The recent release of scores from the National Assessment of Educational Progress (NAEP) provided a jarring reminder of the pandemic’s impact on academic achievement. The U.S. Department of Education’s portrait of student proficiency in math and English language arts in fourth and eighth grades found declines in every state between 2019 and 2022. In two thirds of states, proficiency rates dropped in both subjects and in both tested grades.

And students in states that re-opened schools quickly during the pandemic often performed no better than those in states that stuck with remote learning longer. Hardest hit were eighth-grade math proficiency rates, which fell 8 percentage points as the raw test score saw its biggest drop in the history of the national testing program.

Though it’s difficult to make precise comparisons between NAEP and state-level standardized test results, the NAEP trends largely mirror the findings of a FutureEd analysis of the testing trends of the 42 states that have released results from spring 2022 and have scores that can be compared to previous years.
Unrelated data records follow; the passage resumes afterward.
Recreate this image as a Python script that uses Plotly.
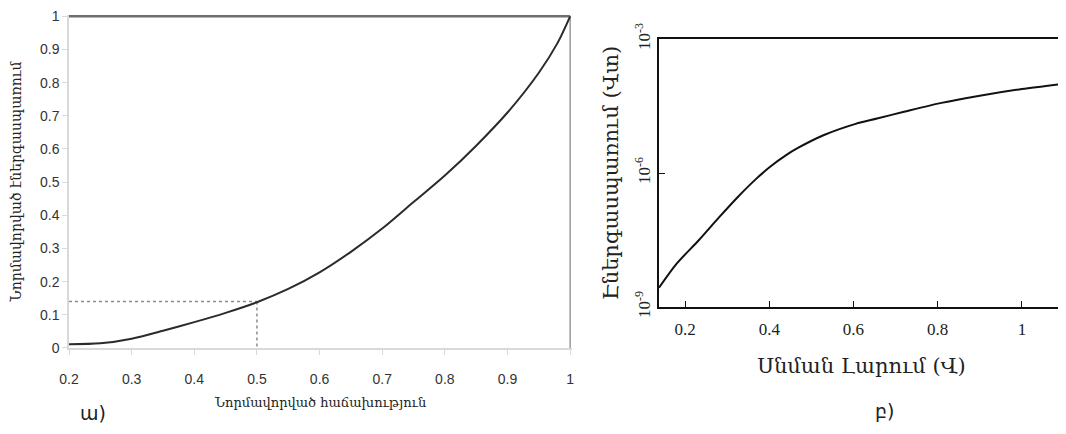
import plotly.graph_objects as go

# Left panel (ա) data
freq = [0.2, 0.25, 0.3, 0.35, 0.4, 0.45, 0.5, 0.55, 0.6, 0.65, 0.7, 0.75, 0.8, 0.85, 0.9, 0.95, 0.98, 1.0]
energy = [0.011, 0.014, 0.028, 0.052, 0.078, 0.106, 0.138, 0.178, 0.228, 0.29, 0.36, 0.44, 0.52, 0.61, 0.71, 0.83, 0.92, 1.0]
ref_x = 0.5
ref_y = 0.14
left_xticks = [0.2, 0.3, 0.4, 0.5, 0.6, 0.7, 0.8, 0.9, 1]
left_yticks = [0, 0.1, 0.2, 0.3, 0.4, 0.5, 0.6, 0.7, 0.8, 0.9, 1]

# Right panel (բ) data
voltage = [0.138, 0.18, 0.233, 0.28, 0.327, 0.37, 0.402, 0.44, 0.468, 0.53, 0.605, 0.656, 0.72, 0.809, 0.9, 1.0, 1.1]
power = [10**-8.57, 10**-8.03, 10**-7.5, 10**-7.0, 10**-6.52, 10**-6.12, 10**-5.86, 10**-5.6, 10**-5.44, 10**-5.15, 10**-4.9, 10**-4.78, 10**-4.63, 10**-4.43, 10**-4.27, 10**-4.12, 10**-4.0]
right_xticks = [0.2, 0.4, 0.6, 0.8, 1]
right_yticks = [1e-9, 1e-6, 1e-3]
right_yticktext = ["10<sup>-9</sup>", "10<sup>-6</sup>", "10<sup>-3</sup>"]

fig = go.Figure()

# left panel traces
fig.add_trace(go.Scatter(x=[left_xticks[0], ref_x], y=[ref_y, ref_y], mode="lines",
                         line=dict(color="#8c8c8c", width=1.5, dash="dot"), xaxis="x", yaxis="y", showlegend=False))
fig.add_trace(go.Scatter(x=[ref_x, ref_x], y=[ref_y, 0], mode="lines",
                         line=dict(color="#8c8c8c", width=1.5, dash="dot"), xaxis="x", yaxis="y", showlegend=False))
fig.add_trace(go.Scatter(x=[left_xticks[0], 1], y=[1, 1], mode="lines",
                         line=dict(color="#6e6e6e", width=2.5), xaxis="x", yaxis="y", showlegend=False))
fig.add_trace(go.Scatter(x=[1, 1], y=[0, 1], mode="lines",
                         line=dict(color="#9a9a9a", width=1.5), xaxis="x", yaxis="y", showlegend=False))
fig.add_trace(go.Scatter(x=freq, y=energy, mode="lines", line=dict(color="#2b2b2b", width=2, shape="spline", smoothing=0.8),
                         xaxis="x", yaxis="y", showlegend=False))

# right panel trace
fig.add_trace(go.Scatter(x=voltage, y=power, mode="lines", line=dict(color="#111111", width=2, shape="spline", smoothing=0.8),
                         xaxis="x2", yaxis="y2", showlegend=False))

sans = "Liberation Sans Narrow, Liberation Sans, Arial"
serif = "Liberation Serif, Times New Roman, serif"
arm_serif = "DejaVu Serif, serif"

W, H = 1058, 426  # page body has an 8px margin

fig.update_layout(
    width=W, height=H,
    margin=dict(l=0, r=0, t=0, b=0, autoexpand=False),
    paper_bgcolor="white", plot_bgcolor="white",
    xaxis=dict(domain=[0.05766, 0.5331], range=[0.2, 1.003], tickvals=left_xticks,
               ticktext=[str(v) for v in left_xticks], automargin=False,
               showline=True, linecolor="#d9d9d9", linewidth=1.5, ticks="outside", tickcolor="#d9d9d9",
               ticklen=5, showgrid=False, zeroline=False, ticklabelstandoff=12,
               tickfont=dict(family=sans, size=14, color="#333333"),
               title=dict(text="Նորմավորված հաճախություն", font=dict(family=arm_serif, size=13, color="#222222"), standoff=12)),
    yaxis=dict(domain=[0.2019, 0.98357], range=[0, 1.004], tickvals=left_yticks,
               ticktext=[str(v) for v in left_yticks], automargin=False,
               showline=True, linecolor="#d9d9d9", linewidth=1.5, ticks="outside", tickcolor="#d9d9d9",
               ticklen=5, showgrid=False, zeroline=False,
               tickfont=dict(family=sans, size=14, color="#333333"),
               title=dict(text="Նորմավորված էներգասպառում", font=dict(family=arm_serif, size=14, color="#222222"), standoff=20)),
    xaxis2=dict(domain=[0.6153, 0.9981], range=[0.138, 1.1], tickvals=right_xticks,
                ticktext=[str(v) for v in right_xticks], anchor="y2", automargin=False,
                showline=True, mirror=True, linecolor="#111111", linewidth=2, ticks="inside",
                tickcolor="#111111", ticklen=6, showgrid=False, zeroline=False, ticklabelstandoff=6,
                tickfont=dict(family=serif, size=17, color="#222222"),
                title=dict(text="Սնման Լարում (Վ)", font=dict(family=arm_serif, size=21, color="#222222"), standoff=20)),
    yaxis2=dict(domain=[0.2981, 0.92723], type="log", range=[-9, -3], tickvals=right_yticks,
                ticktext=right_yticktext, anchor="x2", tickangle=-90, automargin=False,
                showline=True, mirror=True, linecolor="#111111", linewidth=2, ticks="inside",
                tickcolor="#111111", ticklen=6, showgrid=False, zeroline=False,
                tickfont=dict(family=serif, size=17, color="#222222"),
                title=dict(text="Էներգասպառում (Վտ)", font=dict(family=arm_serif, size=21, color="#222222"), standoff=8)),
    annotations=[
        dict(text="ա)", x=(93 - 8) / W, y=1 - (413 - 8) / H, xref="paper", yref="paper", showarrow=False,
             xanchor="center", yanchor="middle",
             font=dict(family="DejaVu Sans", size=19, color="#222222")),
        dict(text="բ)", x=(884 - 8) / W, y=1 - (411 - 8) / H, xref="paper", yref="paper", showarrow=False,
             xanchor="center", yanchor="middle",
             font=dict(family="DejaVu Sans", size=19, color="#222222")),
    ],
)

fig.write_html("out.html")
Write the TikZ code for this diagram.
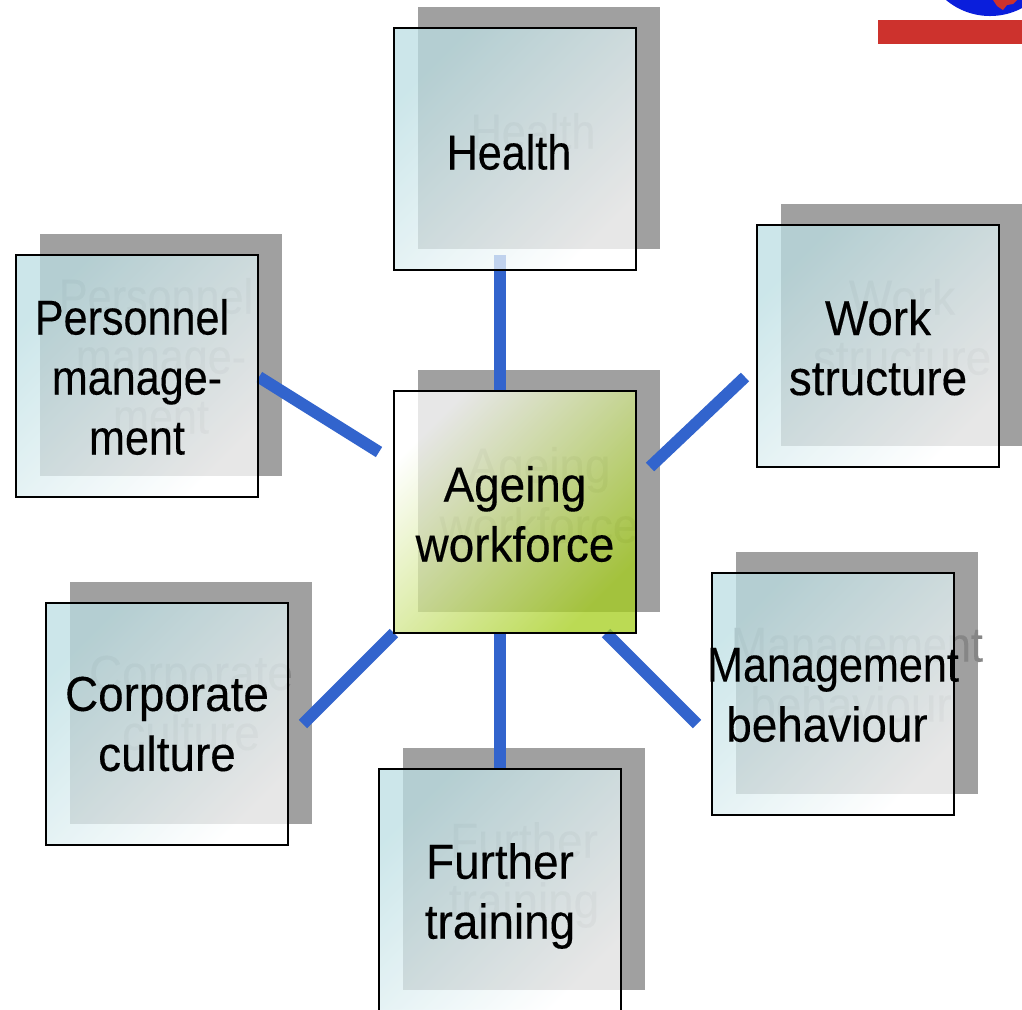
\documentclass[tikz,border=0pt]{standalone}
\usepackage{fontspec}
\usepackage{xcolor}
\usepackage{tikz}
\setmainfont[FakeStretch=0.88,FakeBold=0.25]{Liberation Sans}
\newfontfamily\widefont[FakeStretch=0.935,FakeBold=0.25]{Liberation Sans}
\definecolor{shadowgray}{RGB}{160,160,160}
\definecolor{ghostgray}{RGB}{134,134,134}
\definecolor{linkblue}{RGB}{50,100,205}
\definecolor{boxcyan}{RGB}{187,222,227}
\definecolor{boxgreen}{RGB}{165,206,28}
\definecolor{flagred}{RGB}{205,50,45}
\definecolor{flagblue}{RGB}{10,30,220}

\begin{document}
\begin{tikzpicture}[
	shadowbox/.style={
		fill=shadowgray, draw=none, rectangle, inner sep=0pt,
		minimum width=2.42cm, minimum height=2.42cm
	},
	topicbox/.style={
		draw=black, line width=0.6pt, rectangle, inner sep=0pt,
		minimum width=2.42cm, minimum height=2.42cm,
		top color=boxcyan, bottom color=white, shading angle=45,
		fill opacity=0.75, draw opacity=1
	},
	hubbox/.style={
		topicbox, top color=white, bottom color=boxgreen, shading angle=45
	},
	caption/.style={
		align=center, inner sep=0pt, text=black,
		font=\fontsize{13.95pt}{17.07pt}\selectfont
	},
	widecaption/.style={
		caption, font=\fontsize{13.95pt}{17.07pt}\selectfont\widefont
	},
	ghost/.style={text=ghostgray}, 
	link/.style={draw=linkblue, line width=3.4pt}
	]
	
	\useasboundingbox (0,0) rectangle (10.22,-10.09);
	\fill[white] (0,0) rectangle (10.22,-10.09);
	\clip (0,0) rectangle (10.22,-10.09);
	
	%==================== flag corner ====================
	\fill[flagred] (8.78,-0.20) rectangle (10.22,-0.44);
	\fill[flagblue] (9.90,0.525) circle (0.685);
	\fill[flagred] (9.93,0) -- (9.97,-0.06) -- (10.03,-0.10) -- (10.07,-0.05)
		-- (10.13,-0.04) -- (10.17,0) -- cycle;
	
	%==================== shadows ====================
	\node[shadowbox] (healthshadow) at (5.39,-1.28) {};
	\node[shadowbox] (hubshadow) at (5.39,-4.91) {};
	\node[shadowbox] (workshadow) at (9.02,-3.25) {};
	\node[shadowbox] (personnelshadow) at (1.61,-3.55) {};
	\node[shadowbox] (cultureshadow) at (1.91,-7.03) {};
	\node[shadowbox] (behaviourshadow) at (8.565,-6.73) {};
	\node[shadowbox] (trainingshadow) at (5.24,-8.69) {};
	
	%==================== ghost texts ====================
	\node[caption, ghost] (healthghost) at (5.33,-1.31) {Health};
	\node[widecaption, ghost] (hubghost) at (5.39,-4.95) {Ageing\\workforce};
	\node[widecaption, ghost] (workghost) at (9.02,-3.27) {Work\\structure};
	\node[caption, ghost] (personnelghost) at (1.61,-3.56) {Personnel\hspace*{0.10cm}\\manage-\\ment};
	\node[widecaption, ghost] (cultureghost) at (1.91,-7.03) {Corporate\\culture};
	\node[caption, ghost] (behaviourghost) at (8.57,-6.75) {Management\\{\widefont behaviour}\hspace*{0.12cm}};
	\node[widecaption, ghost] (trainingghost) at (5.24,-8.75) {Further\\training};
	
	%==================== anchors of the links ====================
	\coordinate (healthend) at (5.00,-2.55);
	\coordinate (hubtop) at (5.00,-3.91);
	\coordinate (hubbottom) at (5.00,-6.33);
	\coordinate (hubleft) at (3.79,-4.52);
	\coordinate (hubright) at (6.50,-4.67);
	\coordinate (hubcorner) at (6.06,-6.33);
	\coordinate (hubsouthwest) at (3.94,-6.33);
	\coordinate (personnelend) at (2.59,-3.77);
	\coordinate (workend) at (7.45,-3.77);
	\coordinate (cultureend) at (3.03,-7.24);
	\coordinate (behaviourend) at (6.97,-7.24);
	\coordinate (trainingend) at (5.00,-7.69);
	
	%==================== links ====================
	\draw[link] (healthend) -- (hubtop);
	\draw[link] (hubleft) -- (personnelend);
	\draw[link] (hubright) -- (workend);
	\draw[link] (hubsouthwest) -- (cultureend);
	\draw[link] (hubcorner) -- (behaviourend);
	\draw[link] (hubbottom) -- (trainingend);
	
	%==================== boxes ====================
	\node[topicbox] (health) at (5.15,-1.49) {};
	\node[hubbox] (hub) at (5.15,-5.12) {};
	\node[topicbox] (work) at (8.78,-3.46) {};
	\node[topicbox] (personnel) at (1.37,-3.76) {};
	\node[topicbox] (culture) at (1.67,-7.24) {};
	\node[topicbox] (behaviour) at (8.33,-6.94) {};
	\node[topicbox] (training) at (5.00,-8.90) {};
	
	%==================== captions ====================
	\node[caption] (healthtext) at (5.09,-1.52) {Health};
	\node[widecaption] (hubtext) at (5.15,-5.14) {Ageing\\workforce};
	\node[widecaption] (worktext) at (8.78,-3.475) {Work\\structure};
	\node[caption] (personneltext) at (1.37,-3.77) {Personnel\hspace*{0.10cm}\\manage-\\ment};
	\node[widecaption] (culturetext) at (1.67,-7.24) {Corporate\\culture};
	\node[caption] (behaviourtext) at (8.33,-6.95) {Management\\{\widefont behaviour}\hspace*{0.12cm}};
	\node[widecaption] (trainingtext) at (5.00,-8.96) {Further\\training};
	
\end{tikzpicture}
\end{document}
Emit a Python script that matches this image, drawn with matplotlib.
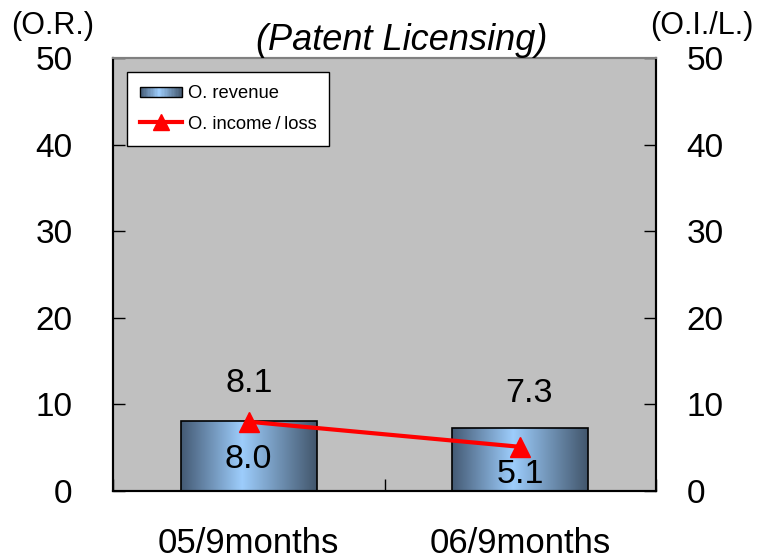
import numpy as np
import matplotlib
matplotlib.use("Agg")
import matplotlib.pyplot as plt
from matplotlib.colors import LinearSegmentedColormap
from matplotlib.patches import Rectangle
from matplotlib.lines import Line2D
from matplotlib.legend_handler import HandlerBase

plt.rcParams['font.family'] = ['Liberation Sans', 'DejaVu Sans']

# Data
categories = ["05/9months", "06/9months"]
revenue = [8.1, 7.3]          # O. revenue (bars, left axis)
income = [8.0, 5.1]           # O. income/loss (line, right axis)
y_ticks = [0, 10, 20, 30, 40, 50]

title = "(Patent Licensing)"
left_label = "(O.R.)"
right_label = "(O.I./L.)"
legend_labels = ["O. revenue", "O. income\u2009/\u2009loss"]

bar_cmap = LinearSegmentedColormap.from_list(
    "bar_grad", [(0.0, "#445a74"), (0.45, "#9dcdfc"), (1.0, "#42566c")])

fig = plt.figure(figsize=(7.62, 5.6), dpi=100)
ax = fig.add_axes([113 / 762, 1 - 491 / 560, 543 / 762, 433 / 560])
ax.set_facecolor("#c0c0c0")
ax2 = ax.twinx()

x = np.arange(len(categories))
bar_w = 0.5
ax.set_xlim(-0.5, len(categories) - 0.5)
ax.set_ylim(0, 50)
ax2.set_ylim(0, 50)

# Bars with a horizontal gradient fill
grad = np.linspace(0, 1, 256).reshape(1, -1)
bars = ax.bar(x, revenue, width=bar_w, facecolor="none", edgecolor="black",
              linewidth=1.2, zorder=3)
for b in bars:
    x0, y0 = b.get_x(), b.get_y()
    im = ax.imshow(grad, cmap=bar_cmap, aspect="auto", zorder=2,
                   extent=(x0, x0 + b.get_width(), y0, y0 + b.get_height()))
    im.set_clip_path(b)

# Revenue value labels above bars
rev_offsets = [(0, 27), (6, 25)]
for xi, v, off in zip(x, revenue, rev_offsets):
    ax.annotate(f"{v:.1f}", (xi, v), xytext=off, textcoords="offset points",
                ha="center", va="center", fontsize=24.5, zorder=5)

# Income line on the right axis
ax2.plot(x, income, color="#ff0000", linewidth=3, marker="^",
         markersize=14, markeredgecolor="#ff0000", zorder=4)
inc_offsets = [(0, -27), (0, -20)]
for xi, v, off in zip(x, income, inc_offsets):
    ax2.annotate(f"{v:.1f}", (xi, v), xytext=off, textcoords="offset points",
                 ha="center", va="center", fontsize=24.5, zorder=5)

# Axes styling
ax.set_yticks(y_ticks)
ax2.set_yticks(y_ticks)
ax.tick_params(axis="y", direction="in", length=8.5, width=1, labelsize=24,
               pad=29, colors="black")
ax2.tick_params(axis="y", direction="in", length=8.5, width=1, labelsize=24,
                pad=22, colors="black")
ax.set_xticks([-0.5, 0.5, 1.5])
ax.set_xticklabels([])
ax.set_xticks(x, minor=True)
ax.set_xticklabels(categories, minor=True, fontsize=25)
ax.tick_params(axis="x", which="major", direction="in", length=8.5, width=1)
ax.tick_params(axis="x", which="minor", length=0, pad=26)

for a in (ax, ax2):
    a.spines["left"].set_linewidth(1.5)
    a.spines["right"].set_linewidth(1.5)
    a.spines["bottom"].set_linewidth(1.5)
    a.spines["top"].set_color("#808080")
    a.spines["top"].set_linewidth(1.5)


class GradientHandler(HandlerBase):
    def create_artists(self, legend, orig_handle, xdescent, ydescent,
                       width, height, fontsize, trans):
        n = 30
        y = -ydescent + height * 0.1
        h = height * 0.8
        arts = []
        for i in range(n):
            arts.append(Rectangle((-xdescent + i * width / n, y), width / n, h,
                                  facecolor=bar_cmap((i + 0.5) / n),
                                  edgecolor="none", transform=trans))
        arts.append(Rectangle((-xdescent, y), width, h, facecolor="none",
                              edgecolor="black", linewidth=1, transform=trans))
        return arts


bar_handle = Rectangle((0, 0), 1, 1)
line_handle = Line2D([0], [0], color="#ff0000", linewidth=3, marker="^",
                     markersize=11)
leg = ax2.legend([bar_handle, line_handle], legend_labels,
                 handler_map={Rectangle: GradientHandler()},
                 loc="upper left", bbox_to_anchor=(0.026, 0.967),
                 fontsize=13.2, frameon=True, fancybox=False,
                 edgecolor="black", facecolor="white", framealpha=1,
                 handlelength=2.3, handletextpad=0.3, borderpad=0.7,
                 labelspacing=0.75, borderaxespad=0)
leg.get_frame().set_linewidth(1)

fig.text(402 / 762, 1 - 41 / 560, title, ha="center", va="center",
         fontsize=26, style="italic")
fig.text(53 / 762, 1 - 26 / 560, left_label, ha="center", va="center",
         fontsize=22)
fig.text(702 / 762, 1 - 26 / 560, right_label, ha="center", va="center",
         fontsize=22)

fig.savefig("out.png", dpi=100)
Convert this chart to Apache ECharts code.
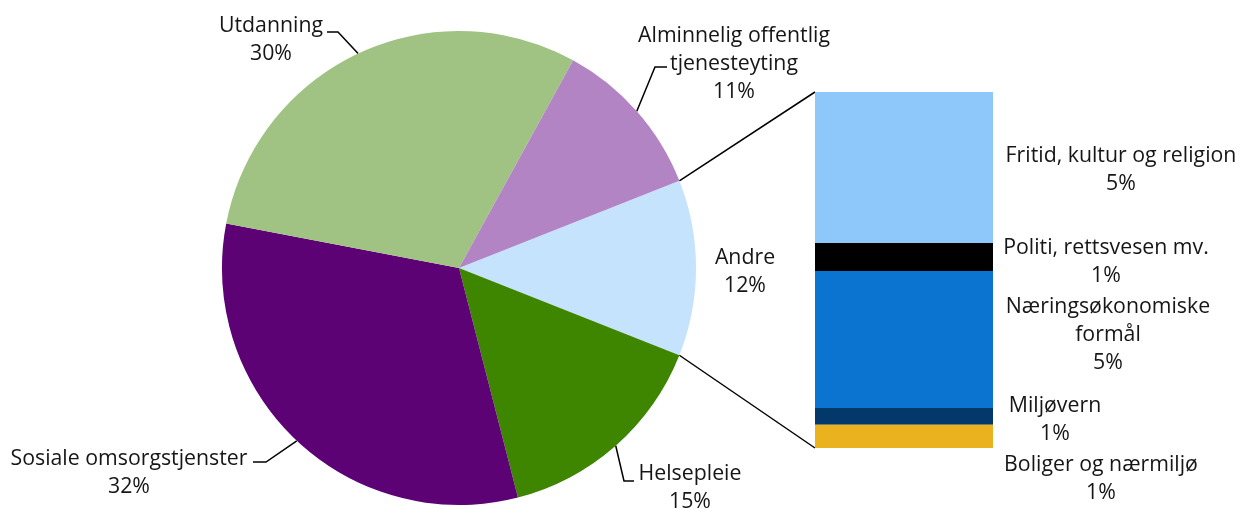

Nationally, 33 percent of fourth graders scored at the proficient or advanced levels on the 2022 NAEP reading assessment, down 2 percentage points from 2019. The share of proficient students also fell two points at the eighth-grade level, from 33 to 31 percent. That comes at reading scores at both grade levels dropped 3 points, leaving them not significantly different from 1992. The 2022 assessment, administered between January and March, included nearly 450,000 fourth and eighth graders in more than 10,000 schools. It relies on a representative sample of students in all states and some large cities, while state testing is intended to capture results from all students.